The Tigers coach wasn’t holding back after their loss to the Raiders.
It seems like yesterday when a young Benji Marshall – straight out of the famed Keebra Park State High School – took the NRL by storm.
He is a transcendent superstar of the NRL. His trademark sidestep off both feet was something to behold and was widely imitated by kids, including the current up-and-coming NRL stars we see playing today.
Every rugby league fan was in awe as they watched his star rise.
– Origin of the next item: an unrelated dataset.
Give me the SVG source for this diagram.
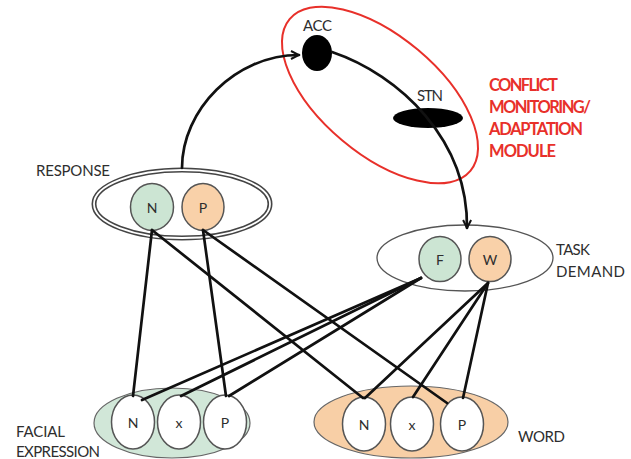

The sidestepping, line-breaking, no-look-passing player has since matured. He is now a more calculated playmaker than his younger self, thinking plays ahead, playing with less risk and being the older veteran to his younger halves partner Luke Brooks. But even in 2019, he is still showing so much value for the Wests Tigers.
Next Sunday, the champion five-eighth plays his 300th NRL game against the Parramatta Eels, lining up for his beloved Wests Tigers at Bankwest Stadium.
This is such a wonderful achievement when it seemed like his career arc was on the decline when he decided to leave rugby league for the Auckland Blues in Super Rugby at the end of 2013.
Has he done enough to make the National Rugby League’s Hall of Fame?
The NRL Hall of Fame has 106 inductees. The last six added in 2018 were Mark Graham, Cliff Lyons, Ricky Stuart, Gorden Tallis, Steve Menzies and Petero Civoniceva, so the round of players who are next in line are Billy Slater, Johnathan Thurston, Cooper Cronk, Cameron Smith and Greg Inglis.
From there, you could argue the case for other Origin and premiership champions who deserve a mention such as Matt Scott, Danny Buderus, Anthony Minichiello, Craig Fitzgibbon and many more we could debate.
So let’s break down Benji Marshall’s case into three stages of his career: first at the Wests Tigers, then his international career with New Zealand, and finally at the Dragons, Broncos and back at the Tigers.
Between 2003 and 2013, Benji Marshall played 11 seasons with the Wests Tigers. The first two were rookie seasons – he only played 11 first grade games during those years and they were disrupted by severe multiple shoulder injuries, yet he was able to taste success early by winning the World Club Challenge in 2004.
Marshall only led the Tigers to the finals three times – in 2005, 2010 and 2011 – and the club haven’t appeared in the playoffs since.
Between 2006 and 2009, he suffered injury-ravaged seasons as his body was failing him. Benji was slowly losing his trademark athletic ability to jink and step but he was smart enough to adjust and evolve as a playmaker.
The 2010 season was redemption for not only Benji but the Wests Tigers. They finished third in the regular season, going 15-9. Benji Marshall finished in the top three point-scorers and led the Tigers’ charge to try and win another premiership.
This was their window. Lote Tuqiri had signed, they had Gareth Ellis and an emerging talented crop of talent, with Andrew Fifita, Chris Lawrence and Simon Dwyer complementing their older pieces.
Luck wasn’t on their side for the finals run as they lost in golden point to the Sydney Roosters, then won in Canberra and lost to a Jamie Soward field goal in the preliminary final to the eventual premiership-winners, the Dragons.
In 2011, Benji Marshall was the NRL’s second top point-scorer and led the Tigers into the top four again, with the same 15-9 regular-season record.
They exacted revenge on 2010 premiers in the first week of the finals, before being knocked out to the Warriors in week two, led by emerging stars James Maloney and Shaun Johnson. It was a heartbreaking end to their season and that closed their window. The Wests Tigers have not been finals-bound since.
Marshall’s New Zealand representative career reads 28 Tests, captain of his country between 2008-12, winning the 2008 World Cup against Australia and winning the Four Nations in 2010 in what could be his career peak.
These achievements are even more impressive when you look at the Australian Test teams in that period, containing names like Slater, Smith, Thurston, Cronk and Inglis. This was his career peak, and he was rewarded with the Golden Boot in 2010.
After his foray in rugby union, Benji returned to league with the St George Illawarra Dragons.
Marshall was able to place second in the Dally M voting and lead the Dragons to their first finals appearance since 2011. That was the peak during that two-and-a-half-year stint.
In 2017, he decided to move to the Brisbane Broncos. He served as a senior mentor, playing reserve grade as a back-up half. Through injury, Marshall started two games for Brisbane in their run to the finals, but they lost the preliminary final against eventual premiers, the Melbourne Storm.
His career finals record stands with five wins and seven losses… and that could change if the Tigers make the eight in 2019.
Even though he was a driving force for the Wests Tigers’ most successful seasons, his legacy will be the skills he introduced to the code – years before similar sidesteppers like Shaun Johnson, Roger Tuivasa-Sheck and Kayln Ponga emerged.